I suspect many people who have any experience with road tubeless have concluded that term is an oxymoron, like postal service or jumbo shrimp, and I can’t blame them.
A few weeks back I had three flats over a five-day span on a road tubeless setup. For various reasons I opted to fix the flats rather than swap for clinchers and tubes. My reasons had more to do with my sense of professional responsibility than my convenience, though I did enough walking in a pair of gravel shoes my feet have some opinions about my choices.
So the central problem with road tubeless is that if something punctures your tire, the air pressure is high enough to cause sealant to pinwheel like Chinese fireworks, spraying sealant in spinning rooster tails. No one, in my experience, has made a sealant thick enough to seal a puncture when the tire is inflated to anything more than 40 psi.
The problem here is that you have to be a fool to run 28s at 40 psi. I run 28s at 60-65 psi for tubeless; with tubes, I run the tires 10 psi higher than that.
I didn’t actually see what caused any of my punctures, unlike the hunk of broken coffee mug that once sliced an $80 tubular down to the base tape—and that’s in 1990s dollars. Seeing what had caused my punctures may not educate me, but as I’ve mentioned previously, I’m eternally curious.

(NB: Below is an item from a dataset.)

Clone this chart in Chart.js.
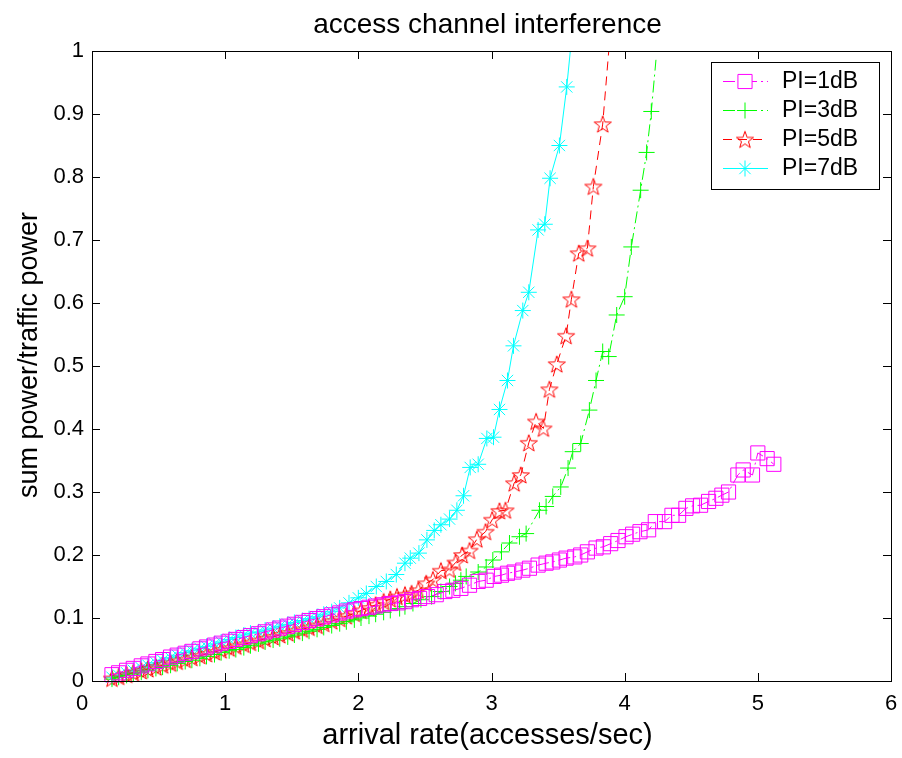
<!DOCTYPE html>
<html><head><meta charset="utf-8">
<script src="https://cdn.jsdelivr.net/npm/chart.js@4.4.1/dist/chart.umd.min.js"></script>
<style>html,body{margin:0;padding:0;background:#fff;}canvas{display:block;}</style>
</head><body>
<canvas id="c" width="902" height="758"></canvas>
<script>
const titleText = 'access channel interference';
const xLabelText = 'arrival rate(accesses/sec)';
const yLabelText = 'sum power/traffic power';
const seriesNames = ['PI=1dB', 'PI=3dB', 'PI=5dB', 'PI=7dB'];
const xTicks = [0, 1, 2, 3, 4, 5, 6];
const xTickLabels = ['0', '1', '2', '3', '4', '5', '6'];
const yTicks = [0, 0.1, 0.2, 0.3, 0.4, 0.5, 0.6, 0.7, 0.8, 0.9, 1];
const yTickLabels = ['0', '0.1', '0.2', '0.3', '0.4', '0.5', '0.6', '0.7', '0.8', '0.9', '1'];

// PI=1dB (magenta squares)
const x1 = [0.15,0.20,0.26,0.31,0.37,0.42,0.48,0.53,0.59,0.64,0.70,0.75,0.81,0.86,0.92,0.97,1.03,1.08,1.14,1.19,1.25,1.30,1.36,1.41,1.47,1.52,1.58,1.63,1.69,1.74,1.80,1.86,1.91,1.97,2.02,2.08,2.13,2.19,2.24,2.30,2.35,2.40,2.46,2.52,2.585,2.65,2.71,2.77,2.835,2.90,2.96,3.02,3.075,3.12,3.17,3.235,3.285,3.35,3.41,3.46,3.51,3.56,3.625,3.67,3.72,3.785,3.84,3.895,3.95,4.01,4.06,4.115,4.18,4.23,4.30,4.355,4.405,4.46,4.51,4.57,4.63,4.685,4.73,4.78,4.85,4.89,4.96,5.00,5.07,5.12];
const y1 = [0.010,0.013,0.017,0.020,0.024,0.027,0.031,0.034,0.038,0.041,0.044,0.047,0.051,0.054,0.057,0.060,0.063,0.066,0.069,0.072,0.075,0.078,0.081,0.084,0.087,0.090,0.093,0.096,0.099,0.102,0.105,0.108,0.111,0.113,0.115,0.117,0.119,0.121,0.123,0.124,0.126,0.129,0.131,0.134,0.137,0.142,0.144,0.147,0.152,0.158,0.160,0.166,0.168,0.171,0.173,0.176,0.179,0.184,0.187,0.189,0.192,0.195,0.197,0.200,0.205,0.211,0.213,0.218,0.223,0.229,0.233,0.237,0.240,0.253,0.253,0.263,0.263,0.274,0.278,0.279,0.285,0.290,0.295,0.300,0.327,0.335,0.327,0.362,0.353,0.344];

// PI=3dB (green plus)
const x3 = [0.15,0.20,0.26,0.31,0.37,0.42,0.48,0.53,0.59,0.64,0.70,0.75,0.81,0.86,0.92,0.97,1.03,1.08,1.14,1.19,1.25,1.30,1.36,1.41,1.47,1.52,1.58,1.63,1.69,1.74,1.80,1.86,1.91,1.97,2.02,2.08,2.13,2.19,2.24,2.31,2.35,2.41,2.47,2.55,2.62,2.685,2.73,2.77,2.81,2.90,2.96,3.01,3.075,3.135,3.21,3.26,3.36,3.41,3.46,3.52,3.575,3.61,3.67,3.735,3.785,3.835,3.88,3.94,4.00,4.05,4.12,4.165,4.20,4.235];
const y3 = [0.003,0.006,0.009,0.011,0.014,0.017,0.020,0.022,0.025,0.028,0.031,0.033,0.036,0.039,0.042,0.045,0.048,0.050,0.053,0.056,0.059,0.062,0.065,0.067,0.070,0.073,0.076,0.079,0.082,0.085,0.088,0.091,0.094,0.097,0.100,0.103,0.106,0.109,0.112,0.115,0.118,0.123,0.129,0.134,0.142,0.150,0.155,0.160,0.166,0.173,0.181,0.192,0.205,0.219,0.229,0.234,0.271,0.277,0.293,0.308,0.338,0.364,0.377,0.430,0.477,0.523,0.515,0.581,0.610,0.689,0.779,0.839,0.904,0.986];

// PI=5dB (red pentagrams)
const x5 = [0.15,0.20,0.26,0.31,0.37,0.42,0.48,0.53,0.59,0.64,0.70,0.75,0.81,0.86,0.92,0.97,1.03,1.08,1.14,1.19,1.25,1.30,1.36,1.41,1.47,1.52,1.58,1.63,1.69,1.74,1.80,1.86,1.91,1.97,2.02,2.08,2.13,2.19,2.24,2.29,2.35,2.40,2.45,2.51,2.56,2.62,2.685,2.73,2.78,2.835,2.89,2.955,3.005,3.06,3.105,3.17,3.22,3.28,3.335,3.39,3.435,3.49,3.56,3.60,3.655,3.72,3.765,3.835,3.90];
const y5 = [0.004,0.007,0.010,0.013,0.016,0.019,0.022,0.025,0.028,0.031,0.034,0.037,0.040,0.043,0.046,0.049,0.052,0.055,0.058,0.061,0.064,0.067,0.070,0.073,0.076,0.079,0.082,0.085,0.088,0.091,0.095,0.099,0.103,0.107,0.112,0.116,0.121,0.126,0.130,0.134,0.137,0.139,0.144,0.155,0.161,0.175,0.177,0.188,0.200,0.207,0.225,0.237,0.256,0.270,0.271,0.314,0.327,0.378,0.412,0.401,0.463,0.503,0.548,0.606,0.679,0.687,0.785,0.884,1.05];

// PI=7dB (cyan asterisks)
const x7 = [0.15,0.20,0.26,0.31,0.37,0.42,0.48,0.53,0.59,0.64,0.70,0.75,0.81,0.86,0.92,0.97,1.03,1.08,1.14,1.19,1.25,1.30,1.36,1.41,1.47,1.52,1.58,1.63,1.69,1.74,1.80,1.86,1.93,2.00,2.06,2.135,2.21,2.285,2.35,2.39,2.455,2.515,2.57,2.62,2.685,2.74,2.79,2.84,2.90,2.965,3.015,3.06,3.12,3.165,3.235,3.28,3.35,3.40,3.44,3.51,3.565,3.62];
const y7 = [0.006,0.009,0.013,0.017,0.021,0.025,0.029,0.033,0.037,0.041,0.045,0.048,0.052,0.055,0.059,0.062,0.066,0.069,0.073,0.076,0.078,0.081,0.084,0.087,0.090,0.093,0.096,0.099,0.102,0.106,0.110,0.116,0.124,0.132,0.139,0.150,0.158,0.169,0.187,0.195,0.203,0.224,0.239,0.248,0.257,0.271,0.294,0.339,0.344,0.385,0.387,0.431,0.477,0.532,0.588,0.617,0.716,0.725,0.798,0.850,0.943,1.06];

function pairs(xs, ys) { return xs.map((x, i) => ({ x: x, y: ys[i] })); }

function makeStar(size, color) {
  const c = document.createElement('canvas');
  c.width = size; c.height = size;
  const g = c.getContext('2d');
  g.strokeStyle = color; g.lineWidth = 1;
  const cx = size / 2, cy = size / 2 + 0.8, R = size / 2 - 1, r = R * 0.4;
  g.beginPath();
  for (let i = 0; i < 10; i++) {
    const a = -Math.PI / 2 + i * Math.PI / 5;
    const rr = (i % 2) ? r : R;
    const px = cx + rr * Math.cos(a), py = cy + rr * Math.sin(a);
    if (i) g.lineTo(px, py); else g.moveTo(px, py);
  }
  g.closePath(); g.stroke();
  return c;
}
const starImg = makeStar(20, '#ff0000');

const FONT = '"Liberation Sans", Arial, Helvetica, sans-serif';
const clipCfg = { left: 12, right: 12, top: 0, bottom: 12 };

const datasets = [
  { label: seriesNames[0], data: pairs(x1, y1), borderColor: '#ff00ff', borderWidth: 1, borderDash: [12, 4, 2, 4],
    pointStyle: 'rect', pointRadius: 10, pointBorderColor: '#ff00ff', pointBackgroundColor: 'rgba(0,0,0,0)', pointBorderWidth: 1, clip: clipCfg },
  { label: seriesNames[1], data: pairs(x3, y3), borderColor: '#00ff00', borderWidth: 1, borderDash: [12, 4, 2, 4],
    pointStyle: 'cross', pointRadius: (ctx) => ctx.dataIndex === x3.length - 1 ? 0 : 8, pointBorderColor: '#00ff00', pointBorderWidth: 1, clip: clipCfg },
  { label: seriesNames[2], data: pairs(x5, y5), borderColor: '#ff0000', borderWidth: 1, borderDash: [9, 6],
    pointStyle: starImg, pointRadius: 9, pointBorderColor: '#ff0000', pointBorderWidth: 1, clip: clipCfg },
  { label: seriesNames[3], data: pairs(x7, y7), borderColor: '#00ffff', borderWidth: 1,
    pointStyle: 'star', pointRadius: 8, pointBorderColor: '#00ffff', pointBorderWidth: 1, clip: clipCfg }
];

const matlabAxes = {
  id: 'matlabAxes',
  beforeDraw(chart) {
    const ctx = chart.ctx;
    ctx.save(); ctx.fillStyle = '#fff'; ctx.fillRect(0, 0, chart.width, chart.height); ctx.restore();
  },
  afterDatasetsDraw(chart) {
    const ctx = chart.ctx, a = chart.chartArea, xs = chart.scales.x, ys = chart.scales.y;
    ctx.save();
    ctx.strokeStyle = '#000'; ctx.lineWidth = 1; ctx.setLineDash([]);
    ctx.strokeRect(Math.round(a.left) + 0.5, Math.round(a.top) + 0.5, Math.round(a.right - a.left), Math.round(a.bottom - a.top));
    const tl = 8;
    ctx.beginPath();
    xTicks.forEach(v => {
      const px = Math.round(xs.getPixelForValue(v)) + 0.5;
      ctx.moveTo(px, a.bottom); ctx.lineTo(px, a.bottom - tl);
      ctx.moveTo(px, a.top); ctx.lineTo(px, a.top + tl);
    });
    yTicks.forEach(v => {
      const py = Math.round(ys.getPixelForValue(v)) + 0.5;
      ctx.moveTo(a.left, py); ctx.lineTo(a.left + tl, py);
      ctx.moveTo(a.right, py); ctx.lineTo(a.right - tl, py);
    });
    ctx.stroke();
    ctx.fillStyle = '#000';
    ctx.font = '22px ' + FONT;
    ctx.textAlign = 'center'; ctx.textBaseline = 'alphabetic';
    xTicks.forEach((v, i) => {
      let px = xs.getPixelForValue(v);
      if (i === 0) px -= 10;
      ctx.fillText(xTickLabels[i], px, 710);
    });
    ctx.textAlign = 'right'; ctx.textBaseline = 'middle';
    yTicks.forEach((v, i) => {
      ctx.fillText(yTickLabels[i], a.left - 8, ys.getPixelForValue(v));
    });
    ctx.restore();
  },
  afterDraw(chart) {
    const ctx = chart.ctx, a = chart.chartArea;
    ctx.save();
    ctx.fillStyle = '#000';
    ctx.font = '28px ' + FONT; ctx.textAlign = 'center'; ctx.textBaseline = 'alphabetic';
    ctx.fillText(titleText, (a.left + a.right) / 2 - 4, 33);
    ctx.font = '29px ' + FONT;
    ctx.fillText(xLabelText, (a.left + a.right) / 2 - 4, 744);
    ctx.save();
    ctx.translate(37, 355); ctx.rotate(-Math.PI / 2);
    ctx.font = '27px ' + FONT;
    ctx.fillText(yLabelText, 0, 0);
    ctx.restore();
    const bx = 711.5, by = 62.5, bw = 168, bh = 127;
    ctx.fillStyle = '#fff'; ctx.fillRect(bx, by, bw, bh);
    ctx.strokeStyle = '#000'; ctx.lineWidth = 1; ctx.strokeRect(bx, by, bw, bh);
    const rowY = [81, 110, 139, 168];
    chart.data.datasets.forEach((ds, i) => {
      const y = rowY[i];
      ctx.save();
      ctx.strokeStyle = ds.borderColor; ctx.lineWidth = 1;
      ctx.setLineDash(ds.borderDash || []);
      ctx.beginPath(); ctx.moveTo(723, y + 0.5); ctx.lineTo(768, y + 0.5); ctx.stroke();
      ctx.setLineDash([]);
      const r = (typeof ds.pointRadius === 'function') ? 8 : ds.pointRadius;
      Chart.helpers.drawPoint(ctx, { pointStyle: ds.pointStyle, radius: r, borderWidth: 1, rotation: 0 }, 745, y + 0.5);
      ctx.restore();
      ctx.save();
      ctx.fillStyle = '#000'; ctx.font = '23px ' + FONT; ctx.textAlign = 'left'; ctx.textBaseline = 'middle';
      ctx.fillText(ds.label, 782, y + 1);
      ctx.restore();
    });
    ctx.restore();
  }
};

new Chart(document.getElementById('c'), {
  type: 'line',
  data: { datasets: datasets },
  options: {
    responsive: false,
    animation: false,
    devicePixelRatio: 1,
    layout: { padding: { left: 92, top: 51, right: 11, bottom: 77 } },
    plugins: { legend: { display: false }, title: { display: false }, tooltip: { enabled: false } },
    scales: {
      x: { type: 'linear', min: 0, max: 6, display: false },
      y: { type: 'linear', min: 0, max: 1, display: false }
    },
    elements: { line: { tension: 0, fill: false } }
  },
  plugins: [matlabAxes]
});
</script>
</body></html>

The punctures were not large, and let me add that two of them were front punctures, a detail that defies my comprehension. Because they were small, I tried adding additional sealant, turning the wheel so that the puncture was positioned at the bottom of the wheel and gave it time to seal before pumping the tire back up. I can’t say at exactly what pressure the sealant blew out, but it was more than 40 psi and less than 50 psi. On the first attempt, a booger of congealed sealant shot down the driveway, followed by a wet spray of fresh sealant. On my second attempt, I let it sit longer, then added a bit of pressure, maybe 25 psi, enough to force more sealant into the cut.
After letting it sit for several hours I pumped it up to 50 psi, and then got on the bike to see if it would hold. No sooner had I placed one foot on a pedal when a wet whoosh told me no, even before I saw the spray arcing ahead of my bike.
Before I admit that I have given up on sealant as a flat fix for road tubeless, oops, guess I spoiled that, let me say that I do plan to try additional sealants in the future.
One reason I haven’t experimented that much with different sealants and road tubeless is that I’ve simply defaulted to whatever the thickest sealant is I have on hand. Another reason I haven’t experimented that much is that on a mile-for-mile basis, road tubeless does result in fewer flats than traditional clinchers. The exception to this is in wet conditions. Both my front flats with road tubeless came on wet roads.
I ended up cutting plugs in half and inserting them. This involved making the hole in the tire substantially larger than it was. Making a hole in a tire larger is brain-stem-level counterintuitive. Considering the length of the plug tool, this was not easy to do. I had to pinch the tire and push the tool in at a shallow angle to the tire, not directly perpendicular to the tire because the tool would reach the rim long before the plug would go through.
Honestly, I held a fair amount of trepidation about doing this. I was deeply concerned that I would make the hole larger without ever inserting the plug; it took a fair bit of fighting to get the plug through the tire, way more effort than when I’ve plugged an MTB tire, which I’ve only had to do twice in more than ten years of tubeless MTB riding.
Another concern was that the plug would simply blow out once I tried to pump the tire to 60 psi.
I was also concerned that a plug in a road tire was going to result in a bump in the tire that would irritate the hell out of me and if there was a lump that was perceptible, it would have driven me nuts, for sure.
From a tactile perspective, there’s no bump. I have to look to find where the plug went in. I’ve taken the tires up to 65 psi, too.
From now on, I’m only using enough sealant to make sure the tire seals at the rim. I’ll be keeping plugs and CO2 in my saddle bag, in part because I’ve yet to wash all the sealant off the jersey, bibs and knee warmers I was wearing that day.